====== Data block

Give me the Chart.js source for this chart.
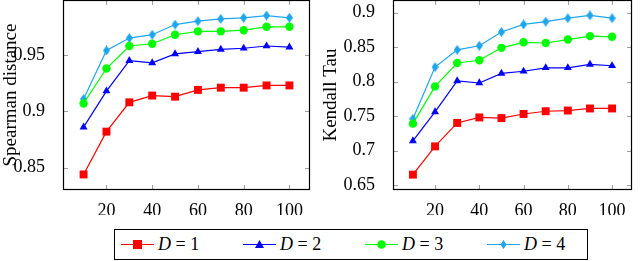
<!DOCTYPE html>
<html>
<head>
<meta charset="utf-8">
<script src="https://cdn.jsdelivr.net/npm/chart.js@4.4.0/dist/chart.umd.min.js"></script>
<style>
    body { margin: 0; background: #fff; }
    #wrap { position: relative; width: 640px; height: 261px; overflow: hidden; }
    canvas.plot { position: absolute; top: 0; }
    #legend {
        position: absolute; left: 114px; top: 229px; width: 472px; height: 29px;
        border: 1px solid #000; font-family: "Liberation Serif", serif; font-size: 18px;
    }
    .item { position: absolute; top: 0; height: 29px; display: flex; align-items: center; }
    .item svg { margin-right: 4px; }
</style>
</head>
<body>
<div id="wrap">
    <canvas id="spearmanChart" class="plot" width="320" height="215" style="left:0"></canvas>
    <canvas id="kendallChart" class="plot" width="320" height="215" style="left:320px"></canvas>
    <div id="legend"></div>
</div>
<script>
const xValues = [10, 20, 30, 40, 50, 60, 70, 80, 90, 100];
const xTicks = [20, 40, 60, 80, 100];

const spearmanD1 = [0.844, 0.882, 0.908, 0.914, 0.913, 0.919, 0.921, 0.921, 0.923, 0.923];
const spearmanD2 = [0.886, 0.918, 0.945, 0.943, 0.951, 0.953, 0.955, 0.956, 0.958, 0.957];
const spearmanD3 = [0.907, 0.938, 0.958, 0.960, 0.968, 0.971, 0.971, 0.972, 0.975, 0.975];
const spearmanD4 = [0.911, 0.954, 0.965, 0.968, 0.977, 0.980, 0.982, 0.983, 0.985, 0.983];
const spearmanTicks = [0.85, 0.9, 0.95];

const kendallD1 = [0.665, 0.706, 0.740, 0.748, 0.747, 0.753, 0.757, 0.758, 0.761, 0.761];
const kendallD2 = [0.714, 0.756, 0.801, 0.798, 0.812, 0.815, 0.820, 0.820, 0.825, 0.823];
const kendallD3 = [0.739, 0.793, 0.827, 0.831, 0.849, 0.857, 0.856, 0.861, 0.866, 0.865];
const kendallD4 = [0.746, 0.821, 0.846, 0.852, 0.872, 0.883, 0.887, 0.892, 0.896, 0.892];
const kendallTicks = [0.65, 0.7, 0.75, 0.8, 0.85, 0.9];

const seriesNames = ['1', '2', '3', '4'];
const seriesColors = ['#ff0000', '#0000ff', '#00ff00', '#1ea6ec'];

document.addEventListener("DOMContentLoaded", function () {
    const diamond = makeDiamond(seriesColors[3]);
    const markers = [
        { pointStyle: 'rect', pointRadius: 5.6 },
        { pointStyle: 'triangle', pointRadius: 4.6 },
        { pointStyle: 'circle', pointRadius: 4.2 },
        { pointStyle: diamond, pointRadius: 4 }
    ];

    initChart('spearmanChart', [spearmanD1, spearmanD2, spearmanD3, spearmanD4], markers,
        'Spearman distance', spearmanTicks, 0.8302, 0.9988, 63, 10);
    initChart('kendallChart', [kendallD1, kendallD2, kendallD3, kendallD4], markers,
        'Kendall Tau', kendallTicks, 0.6427, 0.9184, 73, 8);
    initLegend();
});

function makeDiamond(color) {
    const c = document.createElement('canvas');
    c.width = 7;
    c.height = 10;
    const g = c.getContext('2d');
    g.fillStyle = color;
    g.beginPath();
    g.moveTo(3.5, 0);
    g.lineTo(7, 5);
    g.lineTo(3.5, 10);
    g.lineTo(0, 5);
    g.closePath();
    g.fill();
    return c;
}

// frame + inward tick marks like pgfplots
const framePlugin = {
    id: 'frame',
    beforeDatasetsDraw(chart) {
        const ctx = chart.ctx;
        const a = chart.chartArea;
        ctx.save();
        ctx.strokeStyle = '#a0a0a0';
        ctx.lineWidth = 1;
        ctx.beginPath();
        chart.scales.x.ticks.forEach(function (t) {
            const px = Math.round(chart.scales.x.getPixelForValue(t.value)) + 0.5;
            ctx.moveTo(px, a.bottom); ctx.lineTo(px, a.bottom - 5);
            ctx.moveTo(px, a.top); ctx.lineTo(px, a.top + 5);
        });
        chart.scales.y.ticks.forEach(function (t) {
            const py = Math.round(chart.scales.y.getPixelForValue(t.value)) + 0.5;
            ctx.moveTo(a.left, py); ctx.lineTo(a.left + 5, py);
            ctx.moveTo(a.right, py); ctx.lineTo(a.right - 5, py);
        });
        ctx.stroke();
        ctx.restore();
    },
    afterDraw(chart) {
        const ctx = chart.ctx;
        const a = chart.chartArea;
        ctx.save();
        ctx.strokeStyle = '#000';
        ctx.lineWidth = 1.2;
        ctx.strokeRect(Math.round(a.left) + 0.5, Math.round(a.top) + 0.5,
            Math.round(a.right - a.left) - 1, Math.round(a.bottom - a.top) - 1);
        ctx.restore();
    }
};

function initChart(id, series, markers, title, yTicks, yMin, yMax, yWidth, padRight) {
    const datasets = series.map(function (vals, i) {
        return {
            label: 'D = ' + seriesNames[i],
            data: vals.map(function (v, j) { return { x: xValues[j], y: v }; }),
            borderColor: seriesColors[i],
            backgroundColor: seriesColors[i],
            borderWidth: 1.2,
            pointStyle: markers[i].pointStyle,
            pointRadius: markers[i].pointRadius,
            pointBorderWidth: 0,
            fill: false,
            tension: 0
        };
    });

    const font = { family: '"Liberation Serif", serif', size: 18 };

    new Chart(document.getElementById(id).getContext('2d'), {
        type: 'line',
        data: { datasets: datasets },
        plugins: [framePlugin],
        options: {
            responsive: false,
            animation: false,
            layout: { autoPadding: false, padding: { top: 0, right: padRight, left: 0, bottom: 0 } },
            plugins: { legend: { display: false }, tooltip: { enabled: false } },
            scales: {
                x: {
                    type: 'linear',
                    min: 1,
                    max: 109,
                    grid: { display: false },
                    border: { display: false },
                    ticks: { font: font, color: '#000', padding: 2, maxRotation: 0 },
                    afterBuildTicks: function (scale) {
                        scale.ticks = xTicks.map(function (v) { return { value: v }; });
                    },
                    afterFit: function (scale) {
                        scale.height = 25;
                        scale.paddingLeft = 0;
                        scale.paddingRight = 0;
                    }
                },
                y: {
                    min: yMin,
                    max: yMax,
                    grid: { display: false },
                    border: { display: false },
                    title: { display: true, text: title, font: { family: '"Liberation Serif", serif', size: 19 }, color: '#000', padding: 0 },
                    ticks: {
                        font: font, color: '#000', padding: 10,
                        callback: function (v) { return String(v); }
                    },
                    afterBuildTicks: function (scale) {
                        scale.ticks = yTicks.map(function (v) { return { value: v }; });
                    },
                    afterFit: function (scale) {
                        scale.width = yWidth;
                        scale.paddingTop = 0;
                        scale.paddingBottom = 0;
                    }
                }
            }
        }
    });
}

function initLegend() {
    const legend = document.getElementById('legend');
    const lefts = [6, 128, 250, 372];
    const shapes = [
        '<rect x="12" y="5" width="9" height="9"/>',
        '<polygon points="16.5,5 21,13 12,13"/>',
        '<circle cx="16.5" cy="9.5" r="4.3"/>',
        '<polygon points="16.5,5 19.5,9.5 16.5,14 13.5,9.5"/>'
    ];
    seriesNames.forEach(function (name, i) {
        const item = document.createElement('div');
        item.className = 'item';
        item.style.left = lefts[i] + 'px';
        item.innerHTML =
            '<svg width="33" height="19" fill="' + seriesColors[i] + '">' +
            '<line x1="0" y1="9.5" x2="33" y2="9.5" stroke="' + seriesColors[i] + '" stroke-width="1.2"/>' +
            shapes[i] + '</svg>' +
            '<span><i>D</i> = ' + name + '</span>';
        legend.appendChild(item);
    });
}
</script>
</body>
</html>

============

(Task instructions): Set down the material exactly, every line of it, except for the pictures.

(Exercise output):
Give me the Chart.js source for this chart.
<!DOCTYPE html>
<html>
<head>
<meta charset="utf-8">
<script src="https://cdn.jsdelivr.net/npm/chart.js@4.4.0/dist/chart.umd.min.js"></script>
<style>
    body { margin: 0; background: #fff; }
    #wrap { position: relative; width: 640px; height: 261px; overflow: hidden; }
    canvas.plot { position: absolute; top: 0; }
    #legend {
        position: absolute; left: 114px; top: 229px; width: 472px; height: 29px;
        border: 1px solid #000; font-family: "Liberation Serif", serif; font-size: 18px;
    }
    .item { position: absolute; top: 0; height: 29px; display: flex; align-items: center; }
    .item svg { margin-right: 4px; }
</style>
</head>
<body>
<div id="wrap">
    <canvas id="spearmanChart" class="plot" width="320" height="215" style="left:0"></canvas>
    <canvas id="kendallChart" class="plot" width="320" height="215" style="left:320px"></canvas>
    <div id="legend"></div>
</div>
<script>
const xValues = [10, 20, 30, 40, 50, 60, 70, 80, 90, 100];
const xTicks = [20, 40, 60, 80, 100];

const spearmanD1 = [0.844, 0.882, 0.908, 0.914, 0.913, 0.919, 0.921, 0.921, 0.923, 0.923];
const spearmanD2 = [0.886, 0.918, 0.945, 0.943, 0.951, 0.953, 0.955, 0.956, 0.958, 0.957];
const spearmanD3 = [0.907, 0.938, 0.958, 0.960, 0.968, 0.971, 0.971, 0.972, 0.975, 0.975];
const spearmanD4 = [0.911, 0.954, 0.965, 0.968, 0.977, 0.980, 0.982, 0.983, 0.985, 0.983];
const spearmanTicks = [0.85, 0.9, 0.95];

const kendallD1 = [0.665, 0.706, 0.740, 0.748, 0.747, 0.753, 0.757, 0.758, 0.761, 0.761];
const kendallD2 = [0.714, 0.756, 0.801, 0.798, 0.812, 0.815, 0.820, 0.820, 0.825, 0.823];
const kendallD3 = [0.739, 0.793, 0.827, 0.831, 0.849, 0.857, 0.856, 0.861, 0.866, 0.865];
const kendallD4 = [0.746, 0.821, 0.846, 0.852, 0.872, 0.883, 0.887, 0.892, 0.896, 0.892];
const kendallTicks = [0.65, 0.7, 0.75, 0.8, 0.85, 0.9];

const seriesNames = ['1', '2', '3', '4'];
const seriesColors = ['#ff0000', '#0000ff', '#00ff00', '#1ea6ec'];

document.addEventListener("DOMContentLoaded", function () {
    const diamond = makeDiamond(seriesColors[3]);
    const markers = [
        { pointStyle: 'rect', pointRadius: 5.6 },
        { pointStyle: 'triangle', pointRadius: 4.6 },
        { pointStyle: 'circle', pointRadius: 4.2 },
        { pointStyle: diamond, pointRadius: 4 }
    ];

    initChart('spearmanChart', [spearmanD1, spearmanD2, spearmanD3, spearmanD4], markers,
        'Spearman distance', spearmanTicks, 0.8302, 0.9988, 63, 10);
    initChart('kendallChart', [kendallD1, kendallD2, kendallD3, kendallD4], markers,
        'Kendall Tau', kendallTicks, 0.6427, 0.9184, 73, 8);
    initLegend();
});

function makeDiamond(color) {
    const c = document.createElement('canvas');
    c.width = 7;
    c.height = 10;
    const g = c.getContext('2d');
    g.fillStyle = color;
    g.beginPath();
    g.moveTo(3.5, 0);
    g.lineTo(7, 5);
    g.lineTo(3.5, 10);
    g.lineTo(0, 5);
    g.closePath();
    g.fill();
    return c;
}

// frame + inward tick marks like pgfplots
const framePlugin = {
    id: 'frame',
    beforeDatasetsDraw(chart) {
        const ctx = chart.ctx;
        const a = chart.chartArea;
        ctx.save();
        ctx.strokeStyle = '#a0a0a0';
        ctx.lineWidth = 1;
        ctx.beginPath();
        chart.scales.x.ticks.forEach(function (t) {
            const px = Math.round(chart.scales.x.getPixelForValue(t.value)) + 0.5;
            ctx.moveTo(px, a.bottom); ctx.lineTo(px, a.bottom - 5);
            ctx.moveTo(px, a.top); ctx.lineTo(px, a.top + 5);
        });
        chart.scales.y.ticks.forEach(function (t) {
            const py = Math.round(chart.scales.y.getPixelForValue(t.value)) + 0.5;
            ctx.moveTo(a.left, py); ctx.lineTo(a.left + 5, py);
            ctx.moveTo(a.right, py); ctx.lineTo(a.right - 5, py);
        });
        ctx.stroke();
        ctx.restore();
    },
    afterDraw(chart) {
        const ctx = chart.ctx;
        const a = chart.chartArea;
        ctx.save();
        ctx.strokeStyle = '#000';
        ctx.lineWidth = 1.2;
        ctx.strokeRect(Math.round(a.left) + 0.5, Math.round(a.top) + 0.5,
            Math.round(a.right - a.left) - 1, Math.round(a.bottom - a.top) - 1);
        ctx.restore();
    }
};

function initChart(id, series, markers, title, yTicks, yMin, yMax, yWidth, padRight) {
    const datasets = series.map(function (vals, i) {
        return {
            label: 'D = ' + seriesNames[i],
            data: vals.map(function (v, j) { return { x: xValues[j], y: v }; }),
            borderColor: seriesColors[i],
            backgroundColor: seriesColors[i],
            borderWidth: 1.2,
            pointStyle: markers[i].pointStyle,
            pointRadius: markers[i].pointRadius,
            pointBorderWidth: 0,
            fill: false,
            tension: 0
        };
    });

    const font = { family: '"Liberation Serif", serif', size: 18 };

    new Chart(document.getElementById(id).getContext('2d'), {
        type: 'line',
        data: { datasets: datasets },
        plugins: [framePlugin],
        options: {
            responsive: false,
            animation: false,
            layout: { autoPadding: false, padding: { top: 0, right: padRight, left: 0, bottom: 0 } },
            plugins: { legend: { display: false }, tooltip: { enabled: false } },
            scales: {
                x: {
                    type: 'linear',
                    min: 1,
                    max: 109,
                    grid: { display: false },
                    border: { display: false },
                    ticks: { font: font, color: '#000', padding: 2, maxRotation: 0 },
                    afterBuildTicks: function (scale) {
                        scale.ticks = xTicks.map(function (v) { return { value: v }; });
                    },
                    afterFit: function (scale) {
                        scale.height = 25;
                        scale.paddingLeft = 0;
                        scale.paddingRight = 0;
                    }
                },
                y: {
                    min: yMin,
                    max: yMax,
                    grid: { display: false },
                    border: { display: false },
                    title: { display: true, text: title, font: { family: '"Liberation Serif", serif', size: 19 }, color: '#000', padding: 0 },
                    ticks: {
                        font: font, color: '#000', padding: 10,
                        callback: function (v) { return String(v); }
                    },
                    afterBuildTicks: function (scale) {
                        scale.ticks = yTicks.map(function (v) { return { value: v }; });
                    },
                    afterFit: function (scale) {
                        scale.width = yWidth;
                        scale.paddingTop = 0;
                        scale.paddingBottom = 0;
                    }
                }
            }
        }
    });
}

function initLegend() {
    const legend = document.getElementById('legend');
    const lefts = [6, 128, 250, 372];
    const shapes = [
        '<rect x="12" y="5" width="9" height="9"/>',
        '<polygon points="16.5,5 21,13 12,13"/>',
        '<circle cx="16.5" cy="9.5" r="4.3"/>',
        '<polygon points="16.5,5 19.5,9.5 16.5,14 13.5,9.5"/>'
    ];
    seriesNames.forEach(function (name, i) {
        const item = document.createElement('div');
        item.className = 'item';
        item.style.left = lefts[i] + 'px';
        item.innerHTML =
            '<svg width="33" height="19" fill="' + seriesColors[i] + '">' +
            '<line x1="0" y1="9.5" x2="33" y2="9.5" stroke="' + seriesColors[i] + '" stroke-width="1.2"/>' +
            shapes[i] + '</svg>' +
            '<span><i>D</i> = ' + name + '</span>';
        legend.appendChild(item);
    });
}
</script>
</body>
</html>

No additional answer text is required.